**TASK DESCRIPTION**
Write out again, word for word, the lines below from the line that holds "What matplotlib code" through the line that holds "0.054, 0.021, 0.004, 0.0]", omitting pictures.

**DATA LISTING**

####################

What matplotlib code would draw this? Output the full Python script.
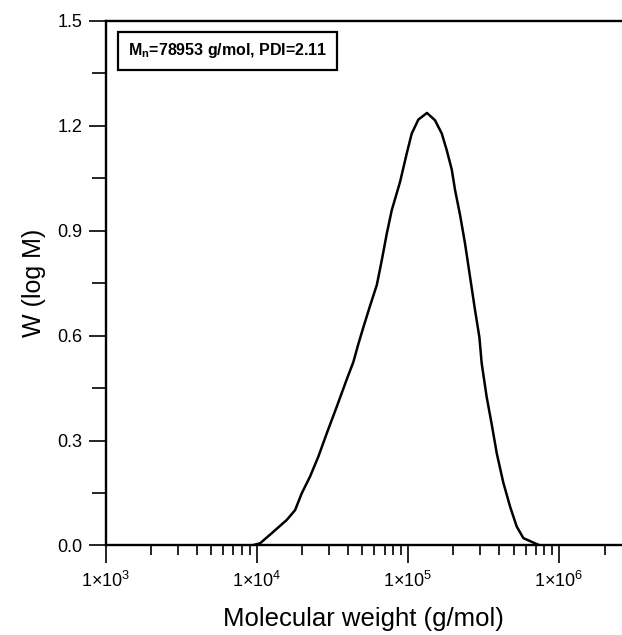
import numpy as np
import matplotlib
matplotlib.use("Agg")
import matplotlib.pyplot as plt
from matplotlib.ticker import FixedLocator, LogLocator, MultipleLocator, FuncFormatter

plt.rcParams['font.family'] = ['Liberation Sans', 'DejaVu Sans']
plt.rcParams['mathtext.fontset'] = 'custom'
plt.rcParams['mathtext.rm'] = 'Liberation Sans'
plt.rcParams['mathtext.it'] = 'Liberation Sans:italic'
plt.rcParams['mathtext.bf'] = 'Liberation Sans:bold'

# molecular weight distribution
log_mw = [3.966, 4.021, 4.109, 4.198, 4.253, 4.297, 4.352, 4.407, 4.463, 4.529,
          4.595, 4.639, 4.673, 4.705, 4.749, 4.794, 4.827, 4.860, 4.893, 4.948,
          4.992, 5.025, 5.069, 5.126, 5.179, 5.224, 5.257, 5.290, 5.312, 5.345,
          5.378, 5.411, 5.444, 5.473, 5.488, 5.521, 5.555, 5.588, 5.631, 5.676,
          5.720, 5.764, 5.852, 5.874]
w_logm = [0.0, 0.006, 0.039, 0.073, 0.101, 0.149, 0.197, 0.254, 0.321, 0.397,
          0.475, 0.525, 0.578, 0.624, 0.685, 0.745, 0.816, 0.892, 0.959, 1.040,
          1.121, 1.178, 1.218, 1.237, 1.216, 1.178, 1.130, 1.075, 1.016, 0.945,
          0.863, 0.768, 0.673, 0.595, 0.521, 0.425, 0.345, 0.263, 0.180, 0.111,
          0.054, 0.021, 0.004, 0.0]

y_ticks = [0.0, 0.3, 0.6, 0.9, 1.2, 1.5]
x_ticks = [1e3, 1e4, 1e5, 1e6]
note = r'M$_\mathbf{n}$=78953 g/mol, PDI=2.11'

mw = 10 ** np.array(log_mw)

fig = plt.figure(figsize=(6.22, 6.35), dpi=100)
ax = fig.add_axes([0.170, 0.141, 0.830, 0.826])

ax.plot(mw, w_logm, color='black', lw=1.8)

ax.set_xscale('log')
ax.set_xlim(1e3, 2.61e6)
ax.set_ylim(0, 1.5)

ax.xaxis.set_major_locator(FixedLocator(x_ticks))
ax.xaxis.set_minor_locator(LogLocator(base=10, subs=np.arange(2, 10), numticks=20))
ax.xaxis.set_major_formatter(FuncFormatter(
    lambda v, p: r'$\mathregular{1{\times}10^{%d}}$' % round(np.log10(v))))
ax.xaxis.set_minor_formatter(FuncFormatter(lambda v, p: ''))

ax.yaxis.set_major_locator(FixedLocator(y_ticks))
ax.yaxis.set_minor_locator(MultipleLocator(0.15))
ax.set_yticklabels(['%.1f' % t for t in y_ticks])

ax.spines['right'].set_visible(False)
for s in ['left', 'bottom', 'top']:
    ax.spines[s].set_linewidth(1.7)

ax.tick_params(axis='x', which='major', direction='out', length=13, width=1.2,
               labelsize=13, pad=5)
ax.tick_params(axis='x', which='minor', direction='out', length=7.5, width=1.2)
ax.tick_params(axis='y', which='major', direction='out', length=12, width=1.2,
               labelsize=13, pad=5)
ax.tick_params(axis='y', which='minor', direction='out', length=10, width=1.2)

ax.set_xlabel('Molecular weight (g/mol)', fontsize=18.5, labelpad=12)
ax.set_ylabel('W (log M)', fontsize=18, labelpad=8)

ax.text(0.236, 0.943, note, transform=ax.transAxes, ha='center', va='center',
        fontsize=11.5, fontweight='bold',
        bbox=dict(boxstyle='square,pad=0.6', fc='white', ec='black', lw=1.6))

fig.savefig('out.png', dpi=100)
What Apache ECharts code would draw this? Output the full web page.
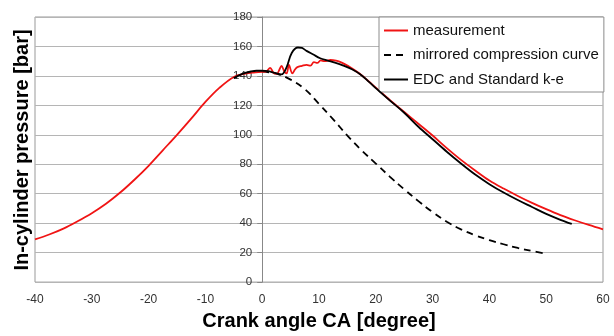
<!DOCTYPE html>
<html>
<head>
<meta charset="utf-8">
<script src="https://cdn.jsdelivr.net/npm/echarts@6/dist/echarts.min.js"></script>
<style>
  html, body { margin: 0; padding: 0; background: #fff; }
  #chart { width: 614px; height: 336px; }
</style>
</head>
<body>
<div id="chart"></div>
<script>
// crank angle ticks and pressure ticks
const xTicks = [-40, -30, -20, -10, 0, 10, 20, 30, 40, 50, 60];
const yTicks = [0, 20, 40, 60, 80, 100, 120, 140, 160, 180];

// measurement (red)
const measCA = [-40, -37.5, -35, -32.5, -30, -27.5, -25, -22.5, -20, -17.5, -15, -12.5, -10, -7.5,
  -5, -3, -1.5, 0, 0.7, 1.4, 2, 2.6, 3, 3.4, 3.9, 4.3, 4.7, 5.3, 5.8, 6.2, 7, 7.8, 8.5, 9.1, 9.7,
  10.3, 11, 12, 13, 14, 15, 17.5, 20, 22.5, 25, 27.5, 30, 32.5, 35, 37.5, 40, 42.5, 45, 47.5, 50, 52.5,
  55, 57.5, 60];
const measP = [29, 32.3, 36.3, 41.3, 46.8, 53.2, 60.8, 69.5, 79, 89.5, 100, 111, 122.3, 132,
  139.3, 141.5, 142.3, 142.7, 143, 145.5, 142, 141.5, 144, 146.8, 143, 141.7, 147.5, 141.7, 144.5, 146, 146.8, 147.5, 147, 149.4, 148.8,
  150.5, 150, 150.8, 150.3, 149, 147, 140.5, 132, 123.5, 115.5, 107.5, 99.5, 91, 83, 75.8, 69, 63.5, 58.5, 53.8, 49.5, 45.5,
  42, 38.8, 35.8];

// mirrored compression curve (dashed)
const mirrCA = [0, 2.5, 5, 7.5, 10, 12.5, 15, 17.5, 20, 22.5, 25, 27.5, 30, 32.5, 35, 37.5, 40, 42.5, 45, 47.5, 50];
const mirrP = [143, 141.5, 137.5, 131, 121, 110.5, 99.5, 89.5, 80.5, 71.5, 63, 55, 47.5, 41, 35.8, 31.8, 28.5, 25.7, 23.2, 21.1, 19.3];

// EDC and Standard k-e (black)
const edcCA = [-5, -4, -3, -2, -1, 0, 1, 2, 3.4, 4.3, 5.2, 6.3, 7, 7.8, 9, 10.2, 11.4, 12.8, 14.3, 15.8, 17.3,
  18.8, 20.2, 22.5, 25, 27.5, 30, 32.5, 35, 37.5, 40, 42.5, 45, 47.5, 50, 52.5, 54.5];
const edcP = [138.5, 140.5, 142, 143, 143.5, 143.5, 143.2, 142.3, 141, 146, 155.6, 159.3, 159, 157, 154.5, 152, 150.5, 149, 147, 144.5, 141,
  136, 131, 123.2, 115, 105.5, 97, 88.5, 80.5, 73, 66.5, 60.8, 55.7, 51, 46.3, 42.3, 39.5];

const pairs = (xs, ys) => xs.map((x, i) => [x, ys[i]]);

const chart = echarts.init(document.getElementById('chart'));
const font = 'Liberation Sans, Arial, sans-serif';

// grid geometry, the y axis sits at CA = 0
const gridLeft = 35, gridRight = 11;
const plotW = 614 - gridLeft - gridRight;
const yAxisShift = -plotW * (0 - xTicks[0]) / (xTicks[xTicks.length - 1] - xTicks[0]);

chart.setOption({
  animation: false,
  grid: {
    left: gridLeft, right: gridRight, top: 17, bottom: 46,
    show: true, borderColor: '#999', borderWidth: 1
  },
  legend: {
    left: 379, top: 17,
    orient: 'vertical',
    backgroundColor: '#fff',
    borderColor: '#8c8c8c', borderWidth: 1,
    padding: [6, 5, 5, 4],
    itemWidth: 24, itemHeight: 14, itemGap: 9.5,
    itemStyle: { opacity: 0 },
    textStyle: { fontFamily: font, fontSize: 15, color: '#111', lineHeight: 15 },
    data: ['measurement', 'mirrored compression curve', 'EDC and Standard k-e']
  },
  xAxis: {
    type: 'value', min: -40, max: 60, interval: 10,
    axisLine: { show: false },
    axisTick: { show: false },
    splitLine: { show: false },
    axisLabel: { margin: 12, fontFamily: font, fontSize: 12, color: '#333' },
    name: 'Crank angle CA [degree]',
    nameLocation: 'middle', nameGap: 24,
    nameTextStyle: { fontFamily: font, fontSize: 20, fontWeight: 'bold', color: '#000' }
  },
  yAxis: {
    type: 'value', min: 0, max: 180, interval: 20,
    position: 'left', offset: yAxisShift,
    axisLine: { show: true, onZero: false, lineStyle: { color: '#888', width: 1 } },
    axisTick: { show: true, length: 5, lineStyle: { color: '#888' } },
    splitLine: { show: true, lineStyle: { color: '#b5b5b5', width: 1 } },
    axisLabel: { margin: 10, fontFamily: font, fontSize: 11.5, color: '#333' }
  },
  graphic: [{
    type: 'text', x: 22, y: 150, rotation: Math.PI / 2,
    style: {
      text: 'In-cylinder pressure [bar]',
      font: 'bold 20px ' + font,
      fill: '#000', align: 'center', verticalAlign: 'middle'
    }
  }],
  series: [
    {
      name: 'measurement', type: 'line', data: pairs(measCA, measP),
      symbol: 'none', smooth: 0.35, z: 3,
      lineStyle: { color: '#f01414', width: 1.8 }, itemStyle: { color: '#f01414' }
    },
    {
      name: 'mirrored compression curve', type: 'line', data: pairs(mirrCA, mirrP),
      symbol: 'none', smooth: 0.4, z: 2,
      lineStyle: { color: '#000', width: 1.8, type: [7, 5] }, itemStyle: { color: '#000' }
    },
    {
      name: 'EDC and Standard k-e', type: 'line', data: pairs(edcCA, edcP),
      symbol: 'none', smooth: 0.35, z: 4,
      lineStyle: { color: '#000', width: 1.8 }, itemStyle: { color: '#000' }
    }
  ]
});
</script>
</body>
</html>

####################

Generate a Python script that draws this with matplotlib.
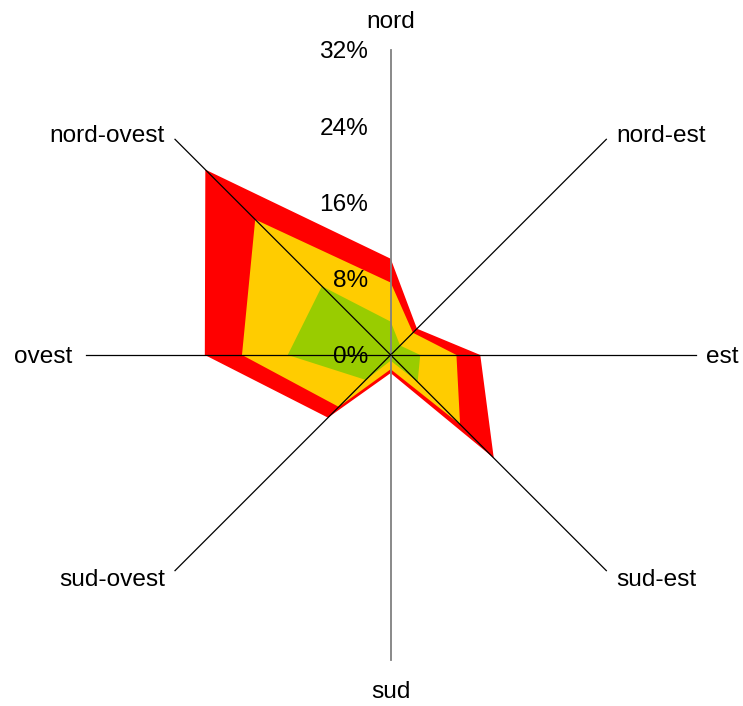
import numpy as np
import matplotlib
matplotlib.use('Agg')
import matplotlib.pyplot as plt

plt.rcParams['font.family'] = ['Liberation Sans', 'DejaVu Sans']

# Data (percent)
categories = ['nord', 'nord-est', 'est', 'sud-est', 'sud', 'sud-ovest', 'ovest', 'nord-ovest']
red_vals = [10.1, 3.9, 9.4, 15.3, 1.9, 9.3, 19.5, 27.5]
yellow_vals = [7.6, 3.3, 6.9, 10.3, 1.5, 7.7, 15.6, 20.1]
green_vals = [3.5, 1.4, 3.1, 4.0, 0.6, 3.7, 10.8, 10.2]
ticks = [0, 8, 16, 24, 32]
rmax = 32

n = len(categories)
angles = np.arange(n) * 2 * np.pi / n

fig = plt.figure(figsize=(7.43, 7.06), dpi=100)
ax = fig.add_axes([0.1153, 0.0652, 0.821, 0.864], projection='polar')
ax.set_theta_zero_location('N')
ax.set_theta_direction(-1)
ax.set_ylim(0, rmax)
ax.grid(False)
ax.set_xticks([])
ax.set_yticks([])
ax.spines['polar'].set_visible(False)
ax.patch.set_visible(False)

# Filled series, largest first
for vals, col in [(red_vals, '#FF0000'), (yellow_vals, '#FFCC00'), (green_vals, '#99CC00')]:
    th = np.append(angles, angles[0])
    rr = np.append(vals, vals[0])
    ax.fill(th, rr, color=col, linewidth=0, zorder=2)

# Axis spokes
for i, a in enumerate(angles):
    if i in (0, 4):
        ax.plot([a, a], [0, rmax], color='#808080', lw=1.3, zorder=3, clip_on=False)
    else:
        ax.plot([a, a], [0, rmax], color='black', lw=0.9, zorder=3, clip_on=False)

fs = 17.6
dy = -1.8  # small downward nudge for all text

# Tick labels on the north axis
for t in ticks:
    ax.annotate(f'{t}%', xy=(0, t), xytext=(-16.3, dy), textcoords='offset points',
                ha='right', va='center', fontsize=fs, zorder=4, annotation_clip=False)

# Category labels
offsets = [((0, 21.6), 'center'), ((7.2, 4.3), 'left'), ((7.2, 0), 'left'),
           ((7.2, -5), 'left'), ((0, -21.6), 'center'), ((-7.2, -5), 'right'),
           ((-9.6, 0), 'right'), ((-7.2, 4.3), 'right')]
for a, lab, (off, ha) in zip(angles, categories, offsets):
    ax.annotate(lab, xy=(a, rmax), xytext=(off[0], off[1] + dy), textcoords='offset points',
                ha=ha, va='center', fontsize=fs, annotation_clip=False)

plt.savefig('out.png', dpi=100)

####################

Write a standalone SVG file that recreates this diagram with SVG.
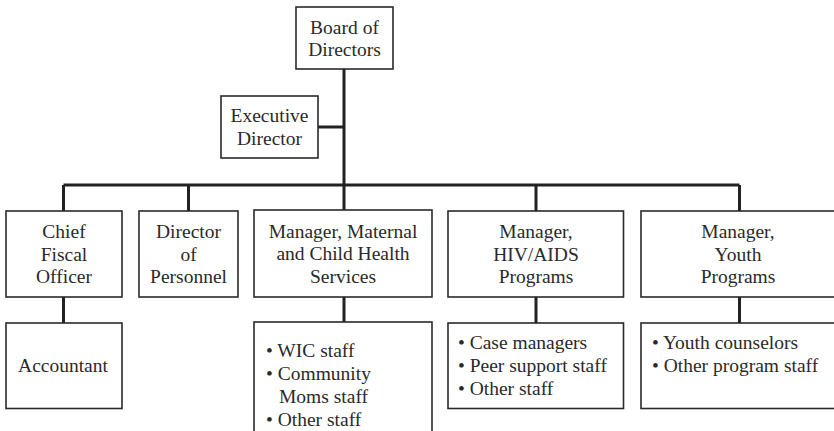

####################

**ANSWER TO THE TASK**
What matplotlib code would draw this? Output the full Python script.
import numpy as np
import matplotlib
matplotlib.use("Agg")
import matplotlib.pyplot as plt
from matplotlib.ticker import FixedLocator, LogLocator, MultipleLocator, FuncFormatter

plt.rcParams['font.family'] = ['Liberation Sans', 'DejaVu Sans']
plt.rcParams['mathtext.fontset'] = 'custom'
plt.rcParams['mathtext.rm'] = 'Liberation Sans'
plt.rcParams['mathtext.it'] = 'Liberation Sans:italic'
plt.rcParams['mathtext.bf'] = 'Liberation Sans:bold'

# molecular weight distribution
log_mw = [3.966, 4.021, 4.109, 4.198, 4.253, 4.297, 4.352, 4.407, 4.463, 4.529,
          4.595, 4.639, 4.673, 4.705, 4.749, 4.794, 4.827, 4.860, 4.893, 4.948,
          4.992, 5.025, 5.069, 5.126, 5.179, 5.224, 5.257, 5.290, 5.312, 5.345,
          5.378, 5.411, 5.444, 5.473, 5.488, 5.521, 5.555, 5.588, 5.631, 5.676,
          5.720, 5.764, 5.852, 5.874]
w_logm = [0.0, 0.006, 0.039, 0.073, 0.101, 0.149, 0.197, 0.254, 0.321, 0.397,
          0.475, 0.525, 0.578, 0.624, 0.685, 0.745, 0.816, 0.892, 0.959, 1.040,
          1.121, 1.178, 1.218, 1.237, 1.216, 1.178, 1.130, 1.075, 1.016, 0.945,
          0.863, 0.768, 0.673, 0.595, 0.521, 0.425, 0.345, 0.263, 0.180, 0.111,
          0.054, 0.021, 0.004, 0.0]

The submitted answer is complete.